Et de rassurer: «Notre nouveau comité de direction, constitué le 1er septembre, prévoit d’accompagner l’ensemble de la profession dans cette transition. Cela pourrait passer par des subventions pour l’achat de véhicules ou par l’installation de bornes de recharges, pour lesquelles des aides cantonales sont aussi prévues».

Légitimes inquiétudes, l'éditorial de Charaf Abdessemed

Alors oui, c‘est vrai, ils sont rarement contents, ont tendance à considérer que la voie publique est leur propriété, disent systématiquement non à tout, font parfois des petits arrangements avec leur comptabilité.

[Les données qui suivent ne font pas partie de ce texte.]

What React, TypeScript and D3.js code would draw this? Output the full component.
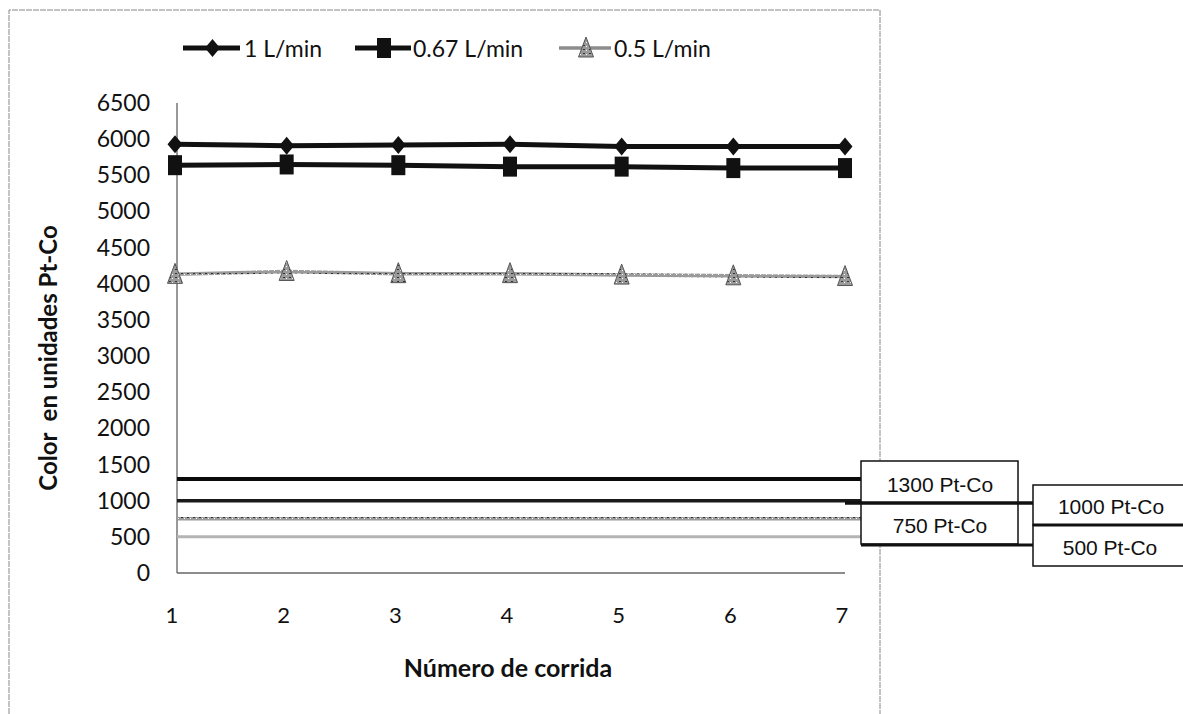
import React from "react";
import * as d3 from "d3";

const runs = [1, 2, 3, 4, 5, 6, 7];
const flow1 = [5930, 5910, 5920, 5930, 5900, 5900, 5900];
const flow067 = [5640, 5650, 5640, 5620, 5620, 5600, 5600];
const flow05 = [4130, 4170, 4140, 4140, 4120, 4110, 4100];
const yTicks = [0, 500, 1000, 1500, 2000, 2500, 3000, 3500, 4000, 4500, 5000, 5500, 6000, 6500];
const limits = [1300, 1000, 750, 500];
const limitLabels = ["1300 Pt-Co", "1000 Pt-Co", "750 Pt-Co", "500 Pt-Co"];

const FONT = "Lato, 'Open Sans', sans-serif";

export default function App() {
  const W = 1183;
  const H = 714;
  const x = d3.scaleLinear().domain([1, 7]).range([175, 845]);
  const y = d3.scaleLinear().domain([0, 6500]).range([573, 103]);
  const line = d3
    .line<number>()
    .x((_, i) => x(runs[i]))
    .y((d) => y(d));

  const series = [
    { name: "1 L/min", values: flow1, color: "#111", width: 5, marker: "diamond" },
    { name: "0.67 L/min", values: flow067, color: "#111", width: 5, marker: "square" },
    { name: "0.5 L/min", values: flow05, color: "#8c8c8c", width: 3.5, marker: "triangle" },
  ];

  const marker = (kind: string, cx: number, cy: number, color: string, key: string) => {
    if (kind === "diamond") {
      return (
        <path key={key} d={`M${cx},${cy - 9}L${cx + 7.5},${cy}L${cx},${cy + 9}L${cx - 7.5},${cy}Z`} fill={color} />
      );
    }
    if (kind === "square") {
      return <rect key={key} x={cx - 7} y={cy - 10} width={14} height={20} fill={color} />;
    }
    return (
      <path
        key={key}
        d={`M${cx},${cy - 11}L${cx + 7.5},${cy + 9}L${cx - 7.5},${cy + 9}Z`}
        fill="url(#grain)"
        stroke="#555"
        strokeWidth={1}
      />
    );
  };

  const legendItems = [
    { s: series[0], x0: 183, x1: 240, tx: 244 },
    { s: series[1], x0: 355, x1: 411, tx: 413 },
    { s: series[2], x0: 559, x1: 611, tx: 614 },
  ];

  const limitStyle = [
    { color: "#0a0a0a", width: 4 },
    { color: "#1a1a1a", width: 3.5 },
    { color: "url(#grain)", width: 3.5 },
    { color: "#b4b4b4", width: 3 },
  ];

  return (
    <svg width={W} height={H} style={{ position: "absolute", left: 0, top: 0, background: "#fff" }}>
      <defs>
        <pattern id="grain" width="6" height="4" patternUnits="userSpaceOnUse">
          <rect width="6" height="4" fill="#9a9a9a" />
          <rect x="1" y="1" width="2" height="1" fill="#333" />
          <rect x="4" y="2" width="1" height="1" fill="#fff" />
        </pattern>
      </defs>
      {/* outer frame */}
      <path d="M9,714V10H880V714" fill="none" stroke="#888" strokeWidth={1} strokeDasharray="6 1" />

      {/* legend */}
      {legendItems.map((it, i) => (
        <g key={i}>
          <line
            x1={it.x0}
            x2={it.x1}
            y1={48}
            y2={48}
            stroke={it.s.marker === "triangle" ? "#8c8c8c" : "#111"}
            strokeWidth={it.s.width}
          />
          {marker(it.s.marker, (it.x0 + it.x1) / 2 + 1, 48, it.s.color, "lm" + i)}
          <text x={it.tx} y={57} fontFamily={FONT} fontSize={23} fill="#111">
            {it.s.name}
          </text>
        </g>
      ))}

      {/* y axis */}
      <line x1={177} x2={177} y1={103} y2={573} stroke="#333" strokeWidth={1} />
      {yTicks.map((t) => (
        <text
          key={t}
          x={150}
          y={y(t) + 8}
          textAnchor="end"
          fontFamily={FONT}
          fontSize={23}
          fill="#111"
        >
          {t}
        </text>
      ))}
      {/* x axis */}
      <line x1={177} x2={845} y1={573} y2={573} stroke="#666" strokeWidth={1.5} />
      {runs.map((r) => (
        <text key={r} x={x(r) - 3} y={623} textAnchor="middle" fontFamily={FONT} fontSize={22} fill="#111">
          {r}
        </text>
      ))}

      <text
        x={508}
        y={677}
        textAnchor="middle"
        fontFamily={FONT}
        fontSize={25}
        fontWeight="bold"
        fill="#111"
      >
        Número de corrida
      </text>
      <text
        transform="translate(57,358) rotate(-90)"
        textAnchor="middle"
        fontFamily={FONT}
        fontSize={24}
        fontWeight="bold"
        fill="#111"
        style={{ whiteSpace: "pre" }}
      >
        {"Color  en unidades Pt-Co"}
      </text>

      {/* reference limits */}
      {limits.map((v, i) => (
        <line
          key={v}
          x1={177}
          x2={861}
          y1={y(v)}
          y2={y(v)}
          stroke={limitStyle[i].color}
          strokeWidth={limitStyle[i].width}
        />
      ))}

      {/* limit callouts */}
      <g fontFamily="'Liberation Sans', Arial, sans-serif" fontSize={21} fill="#111">
        <rect x={861} y={461} width={157} height={42} fill="#fff" stroke="#111" strokeWidth={1.5} />
        <rect x={861} y={503} width={157} height={41} fill="#fff" stroke="#111" strokeWidth={1.5} />
        <rect x={1033} y={485} width={152} height={40} fill="#fff" stroke="#111" strokeWidth={1.5} />
        <rect x={1033} y={525} width={152} height={41} fill="#fff" stroke="#111" strokeWidth={1.5} />
        <line x1={845} x2={1033} y1={503} y2={503} stroke="#111" strokeWidth={3.5} />
        <line x1={861} x2={1033} y1={545} y2={545} stroke="#111" strokeWidth={3} />
        <line x1={1033} x2={1183} y1={525} y2={525} stroke="#111" strokeWidth={3} />
        <text x={940} y={492} textAnchor="middle">{limitLabels[0]}</text>
        <text x={1111} y={514} textAnchor="middle">{limitLabels[1]}</text>
        <text x={940} y={533} textAnchor="middle">{limitLabels[2]}</text>
        <text x={1110} y={555} textAnchor="middle">{limitLabels[3]}</text>
      </g>

      {/* data series */}
      {series.map((s, si) => (
        <g key={s.name}>
          <path
            d={line(s.values) || ""}
            fill="none"
            stroke={s.marker === "triangle" ? "url(#grain)" : s.color}
            strokeWidth={s.width}
          />
          {s.values.map((v, i) => marker(s.marker, x(runs[i]), y(v), s.color, `m${si}-${i}`))}
        </g>
      ))}
    </svg>
  );
}
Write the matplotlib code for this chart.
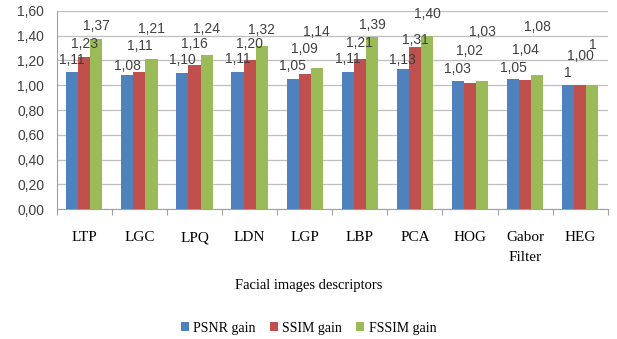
import matplotlib.pyplot as plt
import numpy as np

# data
categories = ['LTP', 'LGC', 'LPQ', 'LDN', 'LGP', 'LBP', 'PCA', 'HOG', 'Gabor\nFilter', 'HEG']
psnr = [1.11, 1.08, 1.10, 1.11, 1.05, 1.11, 1.13, 1.03, 1.05, 1.00]
ssim = [1.23, 1.11, 1.16, 1.20, 1.09, 1.21, 1.31, 1.02, 1.04, 1.00]
fssim = [1.37, 1.21, 1.24, 1.32, 1.14, 1.39, 1.40, 1.03, 1.08, 1.00]
psnr_labels = ['1,11', '1,08', '1,10', '1,11', '1,05', '1,11', '1,13', '1,03', '1,05', '1']
ssim_labels = ['1,23', '1,11', '1,16', '1,20', '1,09', '1,21', '1,31', '1,02', '1,04', '1,00']
fssim_labels = ['1,37', '1,21', '1,24', '1,32', '1,14', '1,39', '1,40', '1,03', '1,08', '1']
series_names = ['PSNR gain', 'SSIM gain', 'FSSIM gain']
colors = ['#4F81BD', '#C0504D', '#9BBB59']

# label offsets above bar tops (pixels), labels were moved by hand in the original
psnr_off = [12, 9, 13, 13, 13, 13, 9, 12, 11, 12]
ssim_off = [13, 26, 21, 16, 25, 16, 7, 32, 30, 29]
fssim_off = [13, 30, 26, 16, 36, 12, 22, 49, 48, 40]

fig = plt.figure(figsize=(6.17, 3.39), dpi=100)
ax = fig.add_axes([0.092, 0.383, 0.893, 0.585])

x = np.arange(len(categories))
w = 0.22
series = [psnr, ssim, fssim]
labels = [psnr_labels, ssim_labels, fssim_labels]
offsets = [psnr_off, ssim_off, fssim_off]
for i in range(3):
	pos = x + (i - 1) * w
	ax.bar(pos, series[i], width=w, color=colors[i], label=series_names[i], zorder=3)
	for p, v, t, o in zip(pos, series[i], labels[i], offsets[i]):
		ax.annotate(t, (p, v), xytext=(0, o), textcoords='offset pixels',
			ha='center', va='center', fontsize=10, color='#404040',
			family='Liberation Sans', zorder=4)

ax.set_xlim(-0.5, len(categories) - 0.5)
ax.set_ylim(0, 1.6)
yt = np.arange(0, 1.61, 0.2)
ax.set_yticks(yt)
ax.set_yticklabels(['{:.2f}'.format(v).replace('.', ',') for v in yt],
	fontsize=10, family='Liberation Sans', color='#404040')
ax.yaxis.grid(True, color='#BFBFBF', linewidth=0.9, zorder=0)
ax.tick_params(axis='y', length=0, pad=9)

# category labels between boundary ticks, first lines share a baseline
ax.set_xticks(np.arange(-0.5, len(categories), 1.0))
ax.set_xticklabels([])
ax.tick_params(axis='x', length=4, color='#A0A0A0', direction='out')
for xi, c in zip(x, categories):
	lines = c.split('\n')
	for k, ln in enumerate(lines):
		ax.annotate(ln, (xi, 0), xytext=(0, -32 - 20 * k), textcoords='offset pixels',
			ha='center', va='baseline', fontsize=11,
			family='Liberation Serif', annotation_clip=False)

for s in ['top', 'right']:
	ax.spines[s].set_visible(False)
ax.spines['left'].set_color('#A0A0A0')
ax.spines['bottom'].set_color('#A0A0A0')

fig.text(0.5, 0.158, 'Facial images descriptors', ha='center', va='center',
	fontsize=10.5, family='Liberation Serif')
fig.legend(loc='center', bbox_to_anchor=(0.5, 0.032), ncol=3, frameon=False,
	prop={'family': 'Liberation Serif', 'size': 10}, handlelength=0.6,
	handleheight=0.6, handletextpad=0.3, columnspacing=1.0)

fig.savefig('out.png', dpi=100)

Mais quand même. Sur ce coup-là, leurs inquiétudes sont légitimes. Il y a un an et demi, les autorités ont décidé qu’en 2025, tous leurs véhicules - sauf exceptions - devraient être propres. L’intention est évidemment louable, mais comme souvent, une fois l’effet d’annonce obtenu, il faut mettre l’ouvrage sur le métier. Car les chauffeurs de taxi aimeraient bien savoir dans quelle direction on veut les emmener. A l’évidence, pour la profession, ce changement pave l’avenir d’un vrai chemin d‘incertitudes. Pour deux raisons: la première est qu’on ignore si la technologie sera suffisamment mature - qu’il s’agisse de l’électrique ou de l’hydrogène - pour leur donner la possibilité, dans moins de quatre ans, d’exercer leur métier avec la même marge de circulation que celle dont ils disposent aujourd’hui (lire ci-contre). La deuxième est politique car, les autorités tardent à leur préciser quelles mesures d’accompagnement elles entendent leur garantir. A trois ans et demi de l’échéance qu’elles ont elles-mêmes fixée, ces dernières ont donc un devoir de clarification.